Plan Adequacy Scoring: Heuristics vs. Semantic Validation
1. Context & Analyzed Systems
Evaluation of pre-execution Plan Adequacy signals:
- Minimum Token Count per task.
- Maximum Estimated Goal Complexity (heuristic cap at 9 tasks).
- "Structural Noise" via Task Count limits and "Flat DAG" penalties.
- Regex Vagueness Detection (e.g., blacklisted words like "TBD", "figure out", "remove").
2. Empirical Findings & Failure Modes
Evaluation Hacking via Verbosity
Correlating text length/word count to architectural adequacy incentivizes "evaluation hacking".
- LLMs systemically mask hallucinated logic with fluent verbosity.
- Dense, highly technical instructions (which are mathematically efficient) trigger false positive blocks simply because they fall under arbitrary token minimums.
Complexity Cap 9 is Psychologically Biased
- Arbitrarily capping estimated complexity at a threshold of 9 is an incorrect application of Miller's Law of Human Working Memory ($7 \pm 2$).
- LLMs do not suffer from human cognitive load limits; their algorithmic capabilities map to context window/compute constraints. This compression neutralizes heuristic signal values.
The Limits of Keyword/Regex Validation
- Flagging vague terms (e.g., TBD) misses semantic ambiguity, generating mass false negatives for implicitly vague technical filler.
- Utilizing keyword blocks for "destructive actions" (e.g., matching "delete/drop") is completely evaded by simple declarative phrasing or passive AI constructions (e.g., "The production database's storage should be cleared"). This is a severe security vulnerability.
Flattened Dependency Graphs (Flat DAGs)
- Identifying Flat DAGs correctly penalizes an LLM's failure to recognize chronological state dependencies.
- However, enforcing DAG depth purely syntactically causes the LLM to hallucinate arbitrary, non-functional dependency edges to game the evaluation module.
3. Validated Architectural Adjustments
- Shift to Programmatic Prompts / Preconditions: Avoid text heuristics. Force models to output structured actions accompanied by explicit pre-condition assertions (e.g.
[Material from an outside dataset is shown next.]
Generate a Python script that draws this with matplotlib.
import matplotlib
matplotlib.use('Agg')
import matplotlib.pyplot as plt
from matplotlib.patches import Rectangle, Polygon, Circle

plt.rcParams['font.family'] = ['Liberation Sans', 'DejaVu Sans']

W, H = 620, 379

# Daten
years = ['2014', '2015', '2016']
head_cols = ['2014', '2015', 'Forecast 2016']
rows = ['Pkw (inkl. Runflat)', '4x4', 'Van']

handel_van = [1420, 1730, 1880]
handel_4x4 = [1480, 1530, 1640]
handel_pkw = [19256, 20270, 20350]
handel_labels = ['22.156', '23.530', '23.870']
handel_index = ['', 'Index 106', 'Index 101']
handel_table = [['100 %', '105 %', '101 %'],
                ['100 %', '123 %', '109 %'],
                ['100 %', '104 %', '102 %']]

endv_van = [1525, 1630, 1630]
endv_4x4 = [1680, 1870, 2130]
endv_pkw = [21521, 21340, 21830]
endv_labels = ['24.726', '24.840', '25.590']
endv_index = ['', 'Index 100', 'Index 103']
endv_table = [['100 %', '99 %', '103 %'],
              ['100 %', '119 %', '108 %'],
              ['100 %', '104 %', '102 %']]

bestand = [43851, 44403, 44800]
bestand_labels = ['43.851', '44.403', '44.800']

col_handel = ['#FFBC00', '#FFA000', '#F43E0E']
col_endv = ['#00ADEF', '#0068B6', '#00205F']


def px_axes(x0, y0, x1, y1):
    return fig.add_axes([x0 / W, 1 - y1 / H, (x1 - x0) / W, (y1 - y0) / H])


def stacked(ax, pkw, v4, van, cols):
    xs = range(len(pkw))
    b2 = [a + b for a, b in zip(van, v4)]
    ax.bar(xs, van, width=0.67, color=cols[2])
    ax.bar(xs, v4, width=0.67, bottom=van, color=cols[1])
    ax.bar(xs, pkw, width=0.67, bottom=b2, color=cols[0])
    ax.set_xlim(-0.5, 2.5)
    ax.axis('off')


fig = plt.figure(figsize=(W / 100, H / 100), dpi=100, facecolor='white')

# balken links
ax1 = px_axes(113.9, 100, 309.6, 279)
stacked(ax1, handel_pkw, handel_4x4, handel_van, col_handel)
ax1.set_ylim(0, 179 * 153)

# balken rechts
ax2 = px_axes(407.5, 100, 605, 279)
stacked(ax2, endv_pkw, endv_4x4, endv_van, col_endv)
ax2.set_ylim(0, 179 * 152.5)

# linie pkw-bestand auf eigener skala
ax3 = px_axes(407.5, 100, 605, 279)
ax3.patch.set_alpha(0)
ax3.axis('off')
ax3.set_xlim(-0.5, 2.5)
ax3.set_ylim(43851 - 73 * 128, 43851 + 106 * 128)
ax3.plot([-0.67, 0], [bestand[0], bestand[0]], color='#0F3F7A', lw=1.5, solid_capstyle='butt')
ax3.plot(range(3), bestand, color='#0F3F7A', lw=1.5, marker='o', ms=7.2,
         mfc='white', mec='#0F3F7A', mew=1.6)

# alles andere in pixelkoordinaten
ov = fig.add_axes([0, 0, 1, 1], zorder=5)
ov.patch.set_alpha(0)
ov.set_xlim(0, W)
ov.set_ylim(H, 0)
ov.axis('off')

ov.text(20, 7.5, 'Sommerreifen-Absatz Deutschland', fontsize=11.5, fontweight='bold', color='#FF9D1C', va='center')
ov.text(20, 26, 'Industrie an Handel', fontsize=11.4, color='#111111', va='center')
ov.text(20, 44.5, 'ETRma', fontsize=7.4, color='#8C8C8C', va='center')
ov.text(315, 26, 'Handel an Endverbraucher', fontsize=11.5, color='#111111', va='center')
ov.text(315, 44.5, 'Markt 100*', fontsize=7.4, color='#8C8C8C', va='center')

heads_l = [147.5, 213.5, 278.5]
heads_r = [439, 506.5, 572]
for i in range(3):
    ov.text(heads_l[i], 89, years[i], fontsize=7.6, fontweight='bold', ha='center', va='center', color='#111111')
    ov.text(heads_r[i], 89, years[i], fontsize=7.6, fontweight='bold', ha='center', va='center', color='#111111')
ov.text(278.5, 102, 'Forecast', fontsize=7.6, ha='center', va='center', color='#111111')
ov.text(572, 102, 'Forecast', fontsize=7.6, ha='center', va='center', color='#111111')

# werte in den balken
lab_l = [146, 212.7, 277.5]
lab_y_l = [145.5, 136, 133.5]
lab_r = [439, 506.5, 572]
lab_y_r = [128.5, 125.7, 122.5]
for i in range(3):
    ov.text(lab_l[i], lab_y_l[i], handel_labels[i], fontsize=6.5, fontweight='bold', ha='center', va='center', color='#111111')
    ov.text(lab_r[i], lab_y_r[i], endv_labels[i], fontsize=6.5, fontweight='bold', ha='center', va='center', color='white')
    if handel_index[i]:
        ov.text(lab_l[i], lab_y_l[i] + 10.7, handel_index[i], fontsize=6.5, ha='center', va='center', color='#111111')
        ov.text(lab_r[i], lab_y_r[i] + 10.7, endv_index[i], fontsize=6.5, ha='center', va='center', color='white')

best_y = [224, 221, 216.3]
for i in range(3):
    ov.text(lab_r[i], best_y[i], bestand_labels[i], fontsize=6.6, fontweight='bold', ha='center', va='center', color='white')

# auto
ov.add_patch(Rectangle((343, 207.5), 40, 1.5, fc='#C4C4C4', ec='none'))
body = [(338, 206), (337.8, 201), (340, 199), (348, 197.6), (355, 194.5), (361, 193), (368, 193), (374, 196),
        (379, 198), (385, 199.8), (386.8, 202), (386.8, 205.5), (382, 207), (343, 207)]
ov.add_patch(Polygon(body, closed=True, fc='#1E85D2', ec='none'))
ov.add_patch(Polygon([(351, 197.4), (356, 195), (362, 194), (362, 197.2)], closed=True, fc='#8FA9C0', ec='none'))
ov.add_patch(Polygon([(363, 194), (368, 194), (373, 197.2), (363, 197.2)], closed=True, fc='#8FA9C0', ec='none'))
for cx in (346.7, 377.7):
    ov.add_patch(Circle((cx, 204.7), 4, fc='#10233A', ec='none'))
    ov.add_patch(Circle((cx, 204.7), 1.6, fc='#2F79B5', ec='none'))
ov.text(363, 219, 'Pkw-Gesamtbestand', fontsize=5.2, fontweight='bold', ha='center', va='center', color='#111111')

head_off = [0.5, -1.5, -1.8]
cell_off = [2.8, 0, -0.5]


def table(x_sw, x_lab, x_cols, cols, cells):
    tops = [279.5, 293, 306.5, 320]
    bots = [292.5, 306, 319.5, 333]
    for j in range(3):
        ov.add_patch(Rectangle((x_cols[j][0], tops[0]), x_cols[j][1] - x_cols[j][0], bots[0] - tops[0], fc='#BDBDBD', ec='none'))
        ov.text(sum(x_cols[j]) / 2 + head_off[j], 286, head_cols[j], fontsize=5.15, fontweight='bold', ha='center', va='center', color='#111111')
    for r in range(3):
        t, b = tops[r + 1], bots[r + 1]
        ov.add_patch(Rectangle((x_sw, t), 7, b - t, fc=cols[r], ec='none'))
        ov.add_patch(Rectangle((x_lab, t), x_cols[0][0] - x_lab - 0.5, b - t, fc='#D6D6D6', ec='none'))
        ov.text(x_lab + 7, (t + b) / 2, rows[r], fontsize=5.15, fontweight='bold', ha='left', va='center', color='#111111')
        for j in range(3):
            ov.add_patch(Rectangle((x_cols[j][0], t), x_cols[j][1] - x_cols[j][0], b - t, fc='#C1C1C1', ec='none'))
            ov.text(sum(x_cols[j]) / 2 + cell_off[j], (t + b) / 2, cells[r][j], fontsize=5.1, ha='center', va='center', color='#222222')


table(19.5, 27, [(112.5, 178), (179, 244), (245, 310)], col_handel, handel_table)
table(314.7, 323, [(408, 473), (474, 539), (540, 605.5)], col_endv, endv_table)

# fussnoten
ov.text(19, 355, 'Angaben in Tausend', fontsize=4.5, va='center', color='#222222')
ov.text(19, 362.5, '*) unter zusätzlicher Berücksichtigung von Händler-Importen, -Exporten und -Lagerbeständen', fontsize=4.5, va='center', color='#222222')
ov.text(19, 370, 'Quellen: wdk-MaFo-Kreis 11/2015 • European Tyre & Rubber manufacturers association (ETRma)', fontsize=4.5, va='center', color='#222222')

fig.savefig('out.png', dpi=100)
assert database_active == true). Fail adequacy if precondition logic doesn't exist. - LLMs-as-Formalizers (NL-PDDL): Evaluate Natural Language via formal semantic frameworks like NL-PDDL. Use lifted regression algorithms to execute entailment checking—verifying mathematically if the steps actually entail the final desired state.
- Implement LLM-as-a-Judge Coverage Testing: Deprecate keyword regex. Utilize a fine-tuned evaluator LLM (Socratic Self-Refine) constrained by a rubric to identify missing dependencies, unstated destructive actions framed globally, and entity coverage matching against the prompt.